Glantz makes diners ‘part of the solution’ to hunger

  • December 29, 2017
  • By WashU Olin Business School
  • 2 minute read

It’s a free way to give back to the community and be a part of the solution to the hunger problem.

—Andrew Glantz, BSBA ’17

Conceived on a lunch break, born in undergraduate school and funded before Andrew Glantz’s graduation, GiftAMeal has made headlines and garnered attention from the startup world before. Now, the company’s cofounder and CEO has been featured with a Q&A in the St. Louis Business Journal outlining how the idea came about and why it’s expanded into three cities since its 2015 launch.

In a Dec. 21 piece on the Journal’s website (subscription required for full article), Glantz, BSBA ’17, said the company was conceived as a way to help promote restaurants and contribute to a social good at the same time. “It’s a free way to give back to the community and be a part of the solution to the hunger problem,” Glantz told the Journal.
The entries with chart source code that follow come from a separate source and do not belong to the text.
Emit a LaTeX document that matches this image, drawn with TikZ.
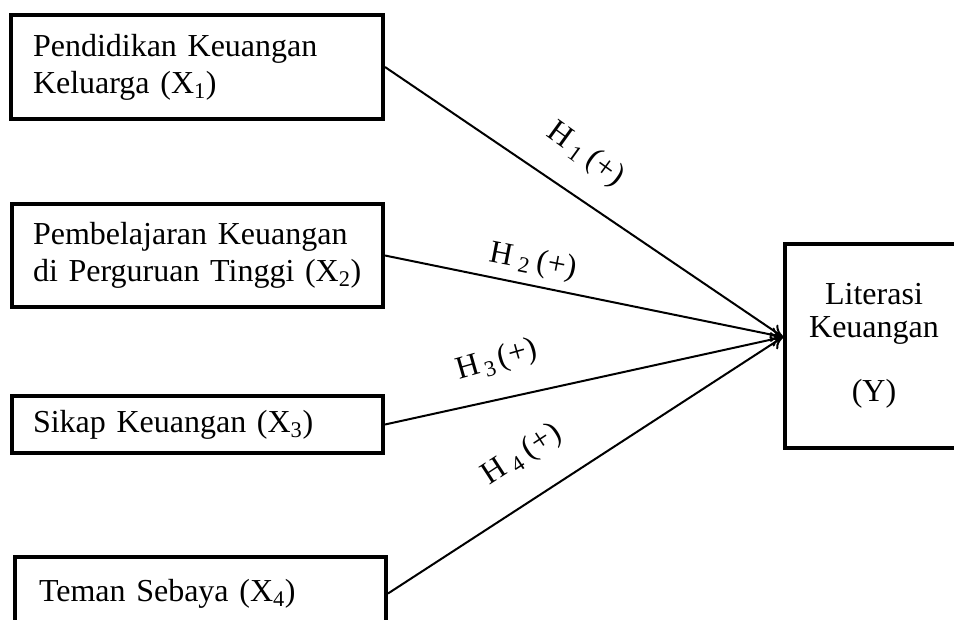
\documentclass[tikz,border=0pt]{standalone}
\usepackage{fontspec}
\setmainfont{Liberation Serif}
\usetikzlibrary{arrows.meta}
\begin{document}
\begin{tikzpicture}[x=0.75pt,y=-0.75pt,
  box/.style={draw,line width=3pt,rectangle,inner ysep=0pt,
    font=\fontsize{24}{27.75}\selectfont,align=left},
  conn/.style={line width=1.5pt,-{To[length=9pt,width=11pt,line width=1.5pt]}},
  hyp/.style={font=\fontsize{24}{26}\selectfont,inner sep=0pt}]
\useasboundingbox (0,0) rectangle (954,619);
\clip (0,0) rectangle (954,619);
\node[box,minimum height=78pt,text width=246pt,inner xsep=16.5pt] (b1) at (197,67)
  {Pendidikan Keuangan\\Keluarga (X\textsubscript{1})};
\node[box,minimum height=77.25pt,text width=246.75pt,inner xsep=15.75pt] (b2) at (197.5,255.5)
  {Pembelajaran Keuangan\\di Perguruan Tinggi (X\textsubscript{2})};
\node[box,minimum height=42.75pt,text width=246.75pt,inner xsep=15.75pt] (b3) at (197.5,424.5)
  {Sikap Keuangan (X\textsubscript{3})};
\node[box,minimum height=54.75pt,text width=242.25pt,inner xsep=18pt] (b4) at (200.5,593.5)
  {Teman Sebaya (X\textsubscript{4})};
\node[box,align=center,minimum width=133.5pt,minimum height=153pt] (y) at (874,346)
  {Literasi\\[-3pt]Keuangan\\[20.25pt](Y)};
\coordinate (tip) at ([yshift=6.75pt]y.west);
\draw[conn] (b1.east) -- (tip);
\draw[conn] (b2.east) -- (tip);
\draw[conn] (b3.east) -- (tip);
\draw[conn] (b4.east) -- (tip);
\node[hyp,rotate=-36] (h1) at (585,155) {H\hspace{5pt}\textsubscript{1}\hspace{5pt}(+)};
\node[hyp,rotate=-11] (h2) at (533,262) {H\hspace{5pt}\textsubscript{2}\hspace{5pt}(+)};
\node[hyp,rotate=16] (h3) at (497,361) {H\hspace{3pt}\textsubscript{3}\hspace{3pt}(+)};
\node[hyp,rotate=33] (h4) at (522,455) {H\hspace{5pt}\textsubscript{4}\hspace{5pt}(+)};
\end{tikzpicture}
\end{document}
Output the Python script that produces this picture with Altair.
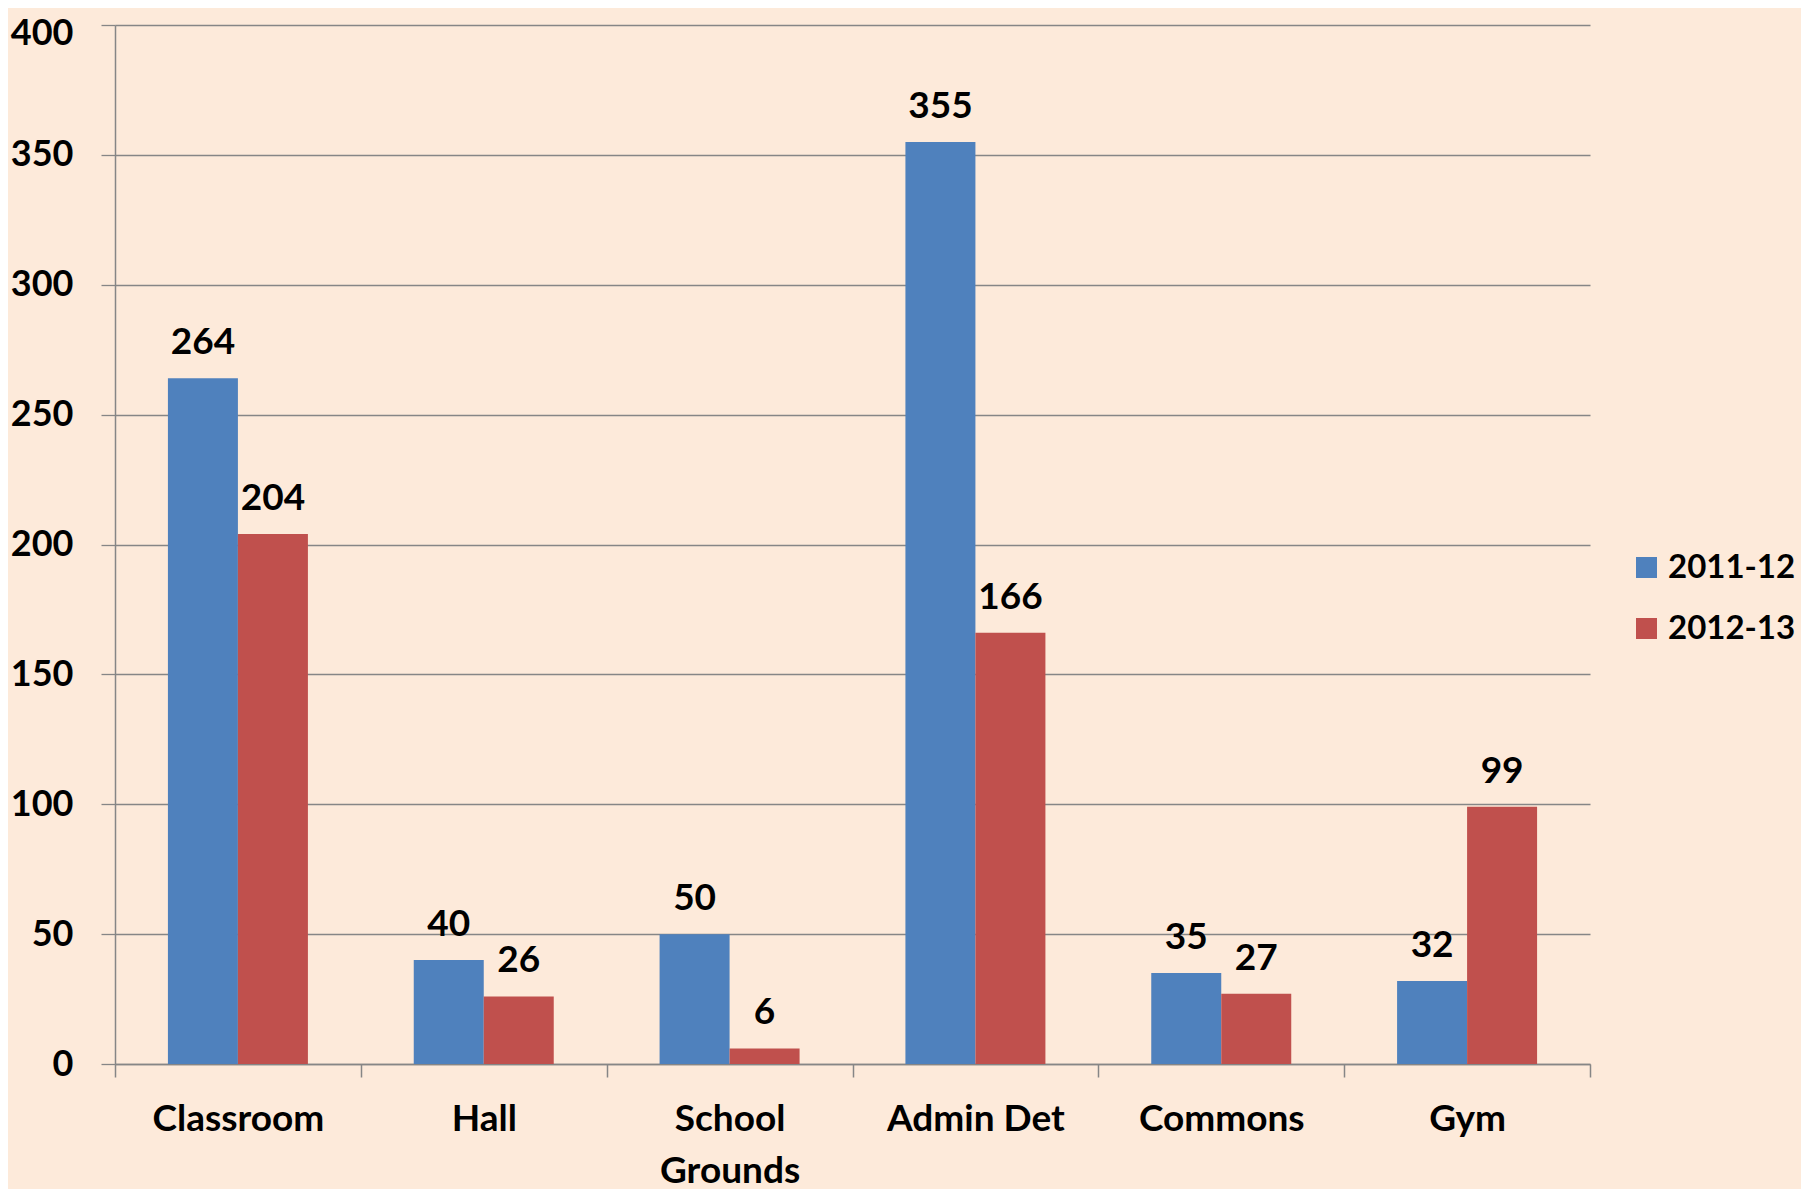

GiftAMeal operates a mobile app that makes it easy for diners to “turn a photo into food.” They can find restaurants they love and donate a meal to an area food pantry by simply posting a photo as they have their meal.

The Journal feature covers how the idea launched, its early efforts to get funding, the challenge of signing on its first restaurant partner and the biggest challenge it faces today: “Figuring out how to scale GiftAMeal from what we have, to being a nationwide company.”

The company now serves Operation Food Search in St. Louis (where it has 75 restaurant partners), Lakeview Pantry in Chicago (25), and Forgotten Harvest in Detroit (six). Glantz said the company is at a breakeven point—though he’s not yet taking a salary yet—with monthly revenue up 195 percent over last year.

Olin Professor Cliff Holekamp told the Journal the app’s values goes beyond what it provides to the pantries, but also to the participating restaurants.

“Not only does it position them as a socially conscious business,” said Holekamp, senior lecturer in entrepreneurship and academic director for entrepreneurship, “but it delivers them tangible marketing value in the process. It’s a win-win for both the restaurants and for the people who are being helped by the meals donated through the platform.”